ビニール袋をたくさん抱えて斎場へ。案内してくれる方について行くと棺が。

そこには綺麗なおばあちゃんの姿がありました。テレビ電話で繋いでみたときの管だらけで苦しそうなおばあちゃんではなくて、安らかに少し微笑んでいるおばあちゃん。

不思議と涙は出なかった。なんだろう、会うまでは心がぐちゃぐちゃだったのに顔を見ると安心する。やっぱおばあちゃんすごい!いつだって僕を包みこんでくれる。
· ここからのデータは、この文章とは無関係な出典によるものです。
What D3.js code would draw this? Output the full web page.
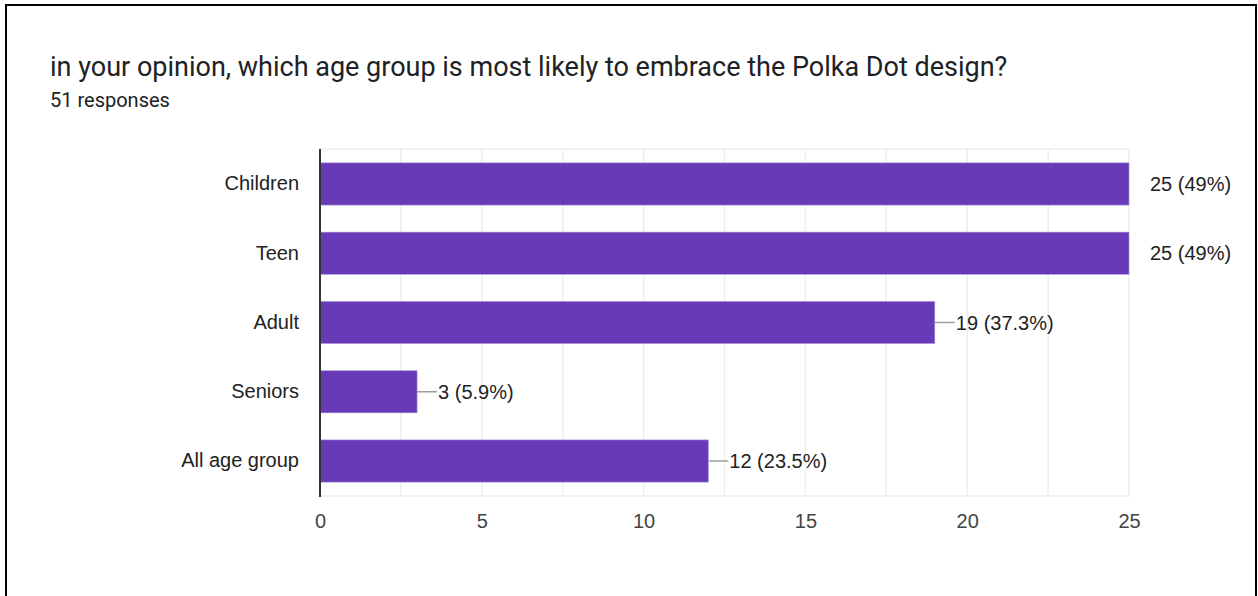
<!DOCTYPE html>
<html>
<head>
<meta charset="utf-8">
<script src="https://cdn.jsdelivr.net/npm/d3@7"></script>
<style>
  body { margin: 0; background: #fff; }
  svg { display: block; font-family: Roboto, Arial, sans-serif; }
</style>
</head>
<body>
<svg id="chart"></svg>
<script>
const width = 1258;
const height = 596;

const categories = ["Children", "Teen", "Adult", "Seniors", "All age group"];
const counts = [25, 25, 19, 3, 12];
const percents = ["49%", "49%", "37.3%", "5.9%", "23.5%"];
const xTicks = [0, 5, 10, 15, 20, 25];
const gridValues = d3.range(0, 25.1, 2.5);

const title = "in your opinion, which age group is most likely to embrace the Polka Dot design?";
const subtitle = "51 responses";

const labelFont = "'Liberation Sans', Arial, sans-serif";
const margin = { left: 320, right: 129, top: 149, bottom: 100 };

const svg = d3.select("#chart")
    .attr("width", width)
    .attr("height", height);

// card frame
svg.append("rect")
    .attr("x", 6).attr("y", 5)
    .attr("width", 1250).attr("height", 620)
    .attr("fill", "none")
    .attr("stroke", "#000")
    .attr("stroke-width", 2);

svg.append("text")
    .attr("x", 50).attr("y", 76)
    .attr("font-size", 27)
    .attr("fill", "#202124")
    .text(title);

svg.append("text")
    .attr("x", 50).attr("y", 107)
    .attr("font-size", 20)
    .attr("fill", "#202124")
    .text(subtitle);

const x = d3.scaleLinear()
    .domain([0, 25])
    .range([margin.left, width - margin.right]);

const y = d3.scaleBand()
    .domain(categories)
    .range([margin.top, 496])
    .paddingInner(0.39)
    .paddingOuter(0.2);

// grid
svg.append("g")
    .selectAll("line")
    .data(gridValues)
    .enter().append("line")
    .attr("x1", d => x(d)).attr("x2", d => x(d))
    .attr("y1", margin.top).attr("y2", 496)
    .attr("stroke", "#eeeeee")
    .attr("stroke-width", 1.5);

svg.append("g")
    .selectAll("line")
    .data([margin.top, 496])
    .enter().append("line")
    .attr("x1", x(0)).attr("x2", x(25))
    .attr("y1", d => d).attr("y2", d => d)
    .attr("stroke", "#eeeeee")
    .attr("stroke-width", 1.5);

// leader lines, clipped to the plot like the original
svg.append("clipPath").attr("id", "plot")
    .append("rect")
    .attr("x", x(0)).attr("y", margin.top)
    .attr("width", x(25) - x(0)).attr("height", 496 - margin.top);

svg.append("g")
    .attr("clip-path", "url(#plot)")
    .selectAll("line")
    .data(counts)
    .enter().append("line")
    .attr("x1", d => x(d)).attr("x2", d => x(d) + 20)
    .attr("y1", (d, i) => y(categories[i]) + y.bandwidth() / 2)
    .attr("y2", (d, i) => y(categories[i]) + y.bandwidth() / 2)
    .attr("stroke", "#9e9e9e")
    .attr("stroke-width", 1.5);

// bars
svg.append("g")
    .selectAll("rect")
    .data(counts)
    .enter().append("rect")
    .attr("x", x(0))
    .attr("y", (d, i) => y(categories[i]))
    .attr("width", d => x(d) - x(0))
    .attr("height", y.bandwidth())
    .attr("fill", "#673ab7")
    .attr("stroke", "#b39ddb")
    .attr("stroke-width", 0.6);

// value labels
svg.append("g")
    .selectAll("text")
    .data(counts)
    .enter().append("text")
    .attr("x", d => x(d) + 21)
    .attr("y", (d, i) => y(categories[i]) + y.bandwidth() / 2)
    .attr("dy", "0.35em")
    .attr("font-size", 20)
    .attr("font-family", labelFont)
    .attr("fill", "#222")
    .text((d, i) => `${d} (${percents[i]})`);

// category axis
const yAxis = svg.append("g")
    .attr("transform", `translate(${x(0)},0)`)
    .call(d3.axisLeft(y).tickSize(0).tickPadding(21));
yAxis.select(".domain").remove();
yAxis.selectAll("text")
    .attr("font-size", 20)
    .attr("font-family", labelFont)
    .attr("fill", "#222");

svg.append("line")
    .attr("x1", x(0)).attr("x2", x(0))
    .attr("y1", margin.top).attr("y2", 497)
    .attr("stroke", "#333")
    .attr("stroke-width", 2);

// value axis
const xAxis = svg.append("g")
    .attr("transform", "translate(0,496)")
    .call(d3.axisBottom(x).tickValues(xTicks).tickSize(0).tickPadding(18));
xAxis.select(".domain").remove();
xAxis.selectAll("text")
    .attr("font-size", 20)
    .attr("font-family", labelFont)
    .attr("fill", "#444");
</script>
</body>
</html>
葬儀が進む間もおばあちゃんにたくさん話しかけて、最後に棺の中におばあちゃんの好きなものをたくさん入れてあげた。頬を触って、おでこを触って「ほんとありがとうね。食べ物たくさん入れたから天国でたくさん食べてね。声も出なくて大変だったね。天国では声が枯れるくらいたくさん話してね」

体は冷たかったけど、寂しくはなかった。うん、大丈夫。前を向いて生きれそうだ。

火葬が終わって家に帰った。すぐにおばあちゃんに買っていったあんまきと同じものを食べることにした。

「待って、天国って入場手続きとかあるのかな、まだおばあちゃんあんまき食べてないかな、いや天国だぞそんな堅苦しくないでしょ、今食べてるよ」と意味のわからない妄想をしながらあんまきをかじった。

「ばあちゃん、あんまき美味しい?」「和菓子食べた?漬物は?」「お花たくさん入れたけど、見てくれた?」

おばあちゃんにたくさん質問していたら、あっという間にあんまきが残りひと口になっていた。

「相変わらずバクバク食べちゃってごめんね笑きっとおばあちゃんもすぐに食べちゃうと思うからさ、僕が天国行くときにはお花も和菓子もたくさん抱えて会いにいくね。そのとき積もりに積もったお話をしましょう。まだ話せていないことたくさんあるんだ、おばあちゃんに聞きたいこともたくさんあるんだ」

あんまきの最後の一口を食べて僕の夏が終わった。